> [WHAT IS ASKED] Could the lines from the start of the data through the line with "import pandas as pd" be set down exactly, with no pictures among them?

_ _ _ _

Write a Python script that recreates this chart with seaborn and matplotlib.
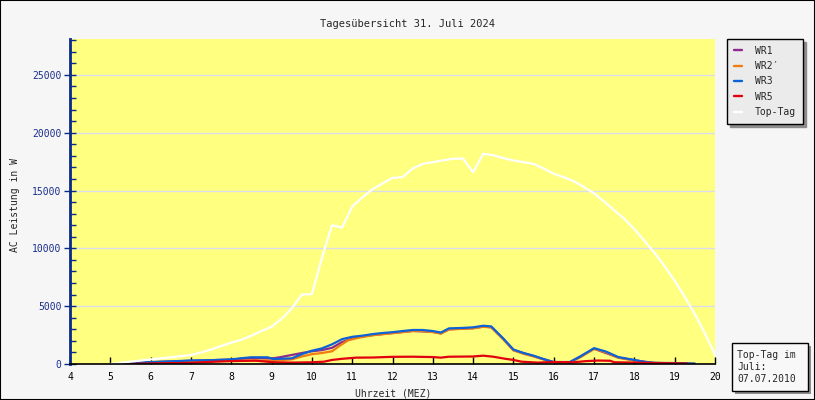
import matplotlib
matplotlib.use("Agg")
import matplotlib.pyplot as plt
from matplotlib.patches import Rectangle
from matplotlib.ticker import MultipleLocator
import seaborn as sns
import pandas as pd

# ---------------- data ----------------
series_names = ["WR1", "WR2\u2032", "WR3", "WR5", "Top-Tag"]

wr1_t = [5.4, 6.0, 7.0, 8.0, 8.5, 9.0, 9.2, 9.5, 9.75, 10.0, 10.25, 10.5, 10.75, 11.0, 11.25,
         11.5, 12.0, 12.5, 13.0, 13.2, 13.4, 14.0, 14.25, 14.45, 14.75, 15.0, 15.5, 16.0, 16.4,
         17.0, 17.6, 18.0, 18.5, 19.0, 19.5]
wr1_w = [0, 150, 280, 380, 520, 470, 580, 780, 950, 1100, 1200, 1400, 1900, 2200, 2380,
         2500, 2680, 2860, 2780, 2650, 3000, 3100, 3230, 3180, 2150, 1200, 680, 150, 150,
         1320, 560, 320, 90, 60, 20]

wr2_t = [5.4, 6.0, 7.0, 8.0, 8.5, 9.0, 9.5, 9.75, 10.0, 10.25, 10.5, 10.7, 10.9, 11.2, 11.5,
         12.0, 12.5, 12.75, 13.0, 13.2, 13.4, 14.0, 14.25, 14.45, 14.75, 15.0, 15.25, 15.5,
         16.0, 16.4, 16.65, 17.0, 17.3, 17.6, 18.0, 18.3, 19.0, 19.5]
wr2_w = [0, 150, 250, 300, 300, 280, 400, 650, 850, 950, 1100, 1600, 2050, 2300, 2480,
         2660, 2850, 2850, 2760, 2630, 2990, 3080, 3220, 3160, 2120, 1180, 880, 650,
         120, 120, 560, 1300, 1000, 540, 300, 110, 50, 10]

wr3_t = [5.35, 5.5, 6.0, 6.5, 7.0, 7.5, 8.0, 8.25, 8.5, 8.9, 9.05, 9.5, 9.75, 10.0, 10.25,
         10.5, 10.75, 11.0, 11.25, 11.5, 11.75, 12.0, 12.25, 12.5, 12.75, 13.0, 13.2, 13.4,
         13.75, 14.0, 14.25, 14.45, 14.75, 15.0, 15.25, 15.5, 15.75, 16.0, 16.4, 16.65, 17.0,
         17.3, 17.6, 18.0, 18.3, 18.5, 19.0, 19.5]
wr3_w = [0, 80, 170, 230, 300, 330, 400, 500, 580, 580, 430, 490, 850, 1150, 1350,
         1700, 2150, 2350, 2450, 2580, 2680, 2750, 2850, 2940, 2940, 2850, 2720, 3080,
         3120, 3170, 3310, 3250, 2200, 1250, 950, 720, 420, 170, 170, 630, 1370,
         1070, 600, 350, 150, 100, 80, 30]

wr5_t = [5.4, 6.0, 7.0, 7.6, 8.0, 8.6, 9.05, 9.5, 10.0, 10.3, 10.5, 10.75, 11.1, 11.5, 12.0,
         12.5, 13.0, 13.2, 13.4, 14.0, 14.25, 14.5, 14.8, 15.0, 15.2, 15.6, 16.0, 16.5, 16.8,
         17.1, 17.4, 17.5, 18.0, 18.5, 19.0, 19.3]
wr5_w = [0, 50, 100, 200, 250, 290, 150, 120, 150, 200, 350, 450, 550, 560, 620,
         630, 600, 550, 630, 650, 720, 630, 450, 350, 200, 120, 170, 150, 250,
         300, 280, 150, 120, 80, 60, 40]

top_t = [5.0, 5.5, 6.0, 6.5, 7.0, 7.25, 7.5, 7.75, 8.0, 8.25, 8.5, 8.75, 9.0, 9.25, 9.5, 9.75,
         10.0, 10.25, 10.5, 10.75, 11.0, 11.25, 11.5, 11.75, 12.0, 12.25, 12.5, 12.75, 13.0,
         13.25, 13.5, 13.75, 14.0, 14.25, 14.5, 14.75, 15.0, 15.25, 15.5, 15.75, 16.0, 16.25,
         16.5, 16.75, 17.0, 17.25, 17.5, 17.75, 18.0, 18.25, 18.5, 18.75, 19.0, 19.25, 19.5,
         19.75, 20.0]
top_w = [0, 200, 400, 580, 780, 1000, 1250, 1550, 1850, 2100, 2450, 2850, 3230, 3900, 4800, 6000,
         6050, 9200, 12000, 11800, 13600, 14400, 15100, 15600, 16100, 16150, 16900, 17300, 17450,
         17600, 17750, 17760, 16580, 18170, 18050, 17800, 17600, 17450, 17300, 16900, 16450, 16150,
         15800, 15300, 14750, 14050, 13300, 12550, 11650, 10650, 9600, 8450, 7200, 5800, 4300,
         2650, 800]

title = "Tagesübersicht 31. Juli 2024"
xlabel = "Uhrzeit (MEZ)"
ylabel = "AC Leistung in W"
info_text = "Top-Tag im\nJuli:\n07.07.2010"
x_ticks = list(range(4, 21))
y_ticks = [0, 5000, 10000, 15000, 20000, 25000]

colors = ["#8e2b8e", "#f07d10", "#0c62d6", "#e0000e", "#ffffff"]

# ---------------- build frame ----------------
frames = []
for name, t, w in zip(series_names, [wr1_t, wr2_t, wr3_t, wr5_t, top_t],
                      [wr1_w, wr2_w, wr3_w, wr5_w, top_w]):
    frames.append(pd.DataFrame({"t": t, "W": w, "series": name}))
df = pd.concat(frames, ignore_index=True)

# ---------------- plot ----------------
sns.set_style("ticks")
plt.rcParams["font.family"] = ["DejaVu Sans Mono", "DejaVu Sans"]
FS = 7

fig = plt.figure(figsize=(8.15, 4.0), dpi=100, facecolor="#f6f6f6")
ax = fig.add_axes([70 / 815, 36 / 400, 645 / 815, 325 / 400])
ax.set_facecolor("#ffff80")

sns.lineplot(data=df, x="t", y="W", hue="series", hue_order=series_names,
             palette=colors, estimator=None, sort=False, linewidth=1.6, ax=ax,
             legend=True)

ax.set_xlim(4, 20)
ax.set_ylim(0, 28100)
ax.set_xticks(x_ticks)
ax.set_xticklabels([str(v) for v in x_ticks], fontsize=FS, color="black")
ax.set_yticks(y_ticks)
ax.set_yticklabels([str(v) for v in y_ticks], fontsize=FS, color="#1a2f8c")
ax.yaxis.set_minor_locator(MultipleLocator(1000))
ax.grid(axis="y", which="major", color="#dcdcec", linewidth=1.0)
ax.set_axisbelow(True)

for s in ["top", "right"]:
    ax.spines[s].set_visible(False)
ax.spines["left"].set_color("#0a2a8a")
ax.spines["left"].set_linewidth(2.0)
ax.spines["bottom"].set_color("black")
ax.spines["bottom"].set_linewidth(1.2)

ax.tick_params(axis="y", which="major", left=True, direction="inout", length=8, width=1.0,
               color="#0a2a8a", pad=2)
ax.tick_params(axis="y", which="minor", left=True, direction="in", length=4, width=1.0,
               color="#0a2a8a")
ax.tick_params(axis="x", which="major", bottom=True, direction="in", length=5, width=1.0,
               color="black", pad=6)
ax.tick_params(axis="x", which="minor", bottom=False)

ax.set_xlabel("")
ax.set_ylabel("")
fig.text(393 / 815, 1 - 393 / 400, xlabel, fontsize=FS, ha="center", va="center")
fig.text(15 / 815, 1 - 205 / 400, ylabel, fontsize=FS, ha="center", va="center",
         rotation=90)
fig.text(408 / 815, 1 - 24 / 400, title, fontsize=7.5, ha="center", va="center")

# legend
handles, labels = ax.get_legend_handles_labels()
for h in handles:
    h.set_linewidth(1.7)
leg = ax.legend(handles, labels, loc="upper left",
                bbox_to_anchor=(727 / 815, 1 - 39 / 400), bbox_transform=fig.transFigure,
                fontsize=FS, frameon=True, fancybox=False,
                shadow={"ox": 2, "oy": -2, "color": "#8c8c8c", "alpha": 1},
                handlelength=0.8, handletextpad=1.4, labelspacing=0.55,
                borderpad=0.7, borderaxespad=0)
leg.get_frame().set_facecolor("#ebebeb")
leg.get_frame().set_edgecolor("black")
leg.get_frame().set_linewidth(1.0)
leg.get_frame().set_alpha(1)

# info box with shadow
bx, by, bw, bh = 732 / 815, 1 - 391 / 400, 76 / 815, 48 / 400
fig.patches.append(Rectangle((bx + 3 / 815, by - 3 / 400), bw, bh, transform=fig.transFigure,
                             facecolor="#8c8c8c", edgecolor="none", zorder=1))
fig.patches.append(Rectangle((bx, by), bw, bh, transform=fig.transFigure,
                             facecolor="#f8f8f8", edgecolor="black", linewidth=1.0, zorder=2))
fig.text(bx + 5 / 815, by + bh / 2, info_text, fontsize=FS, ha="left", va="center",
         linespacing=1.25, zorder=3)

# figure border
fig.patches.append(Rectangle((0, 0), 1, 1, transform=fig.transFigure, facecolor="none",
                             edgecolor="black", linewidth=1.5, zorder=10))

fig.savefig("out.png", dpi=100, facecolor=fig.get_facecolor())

_ _ _ _

> [THE OUTPUT]
Write a Python script that recreates this chart with seaborn and matplotlib.
import matplotlib
matplotlib.use("Agg")
import matplotlib.pyplot as plt
from matplotlib.patches import Rectangle
from matplotlib.ticker import MultipleLocator
import seaborn as sns
import pandas as pd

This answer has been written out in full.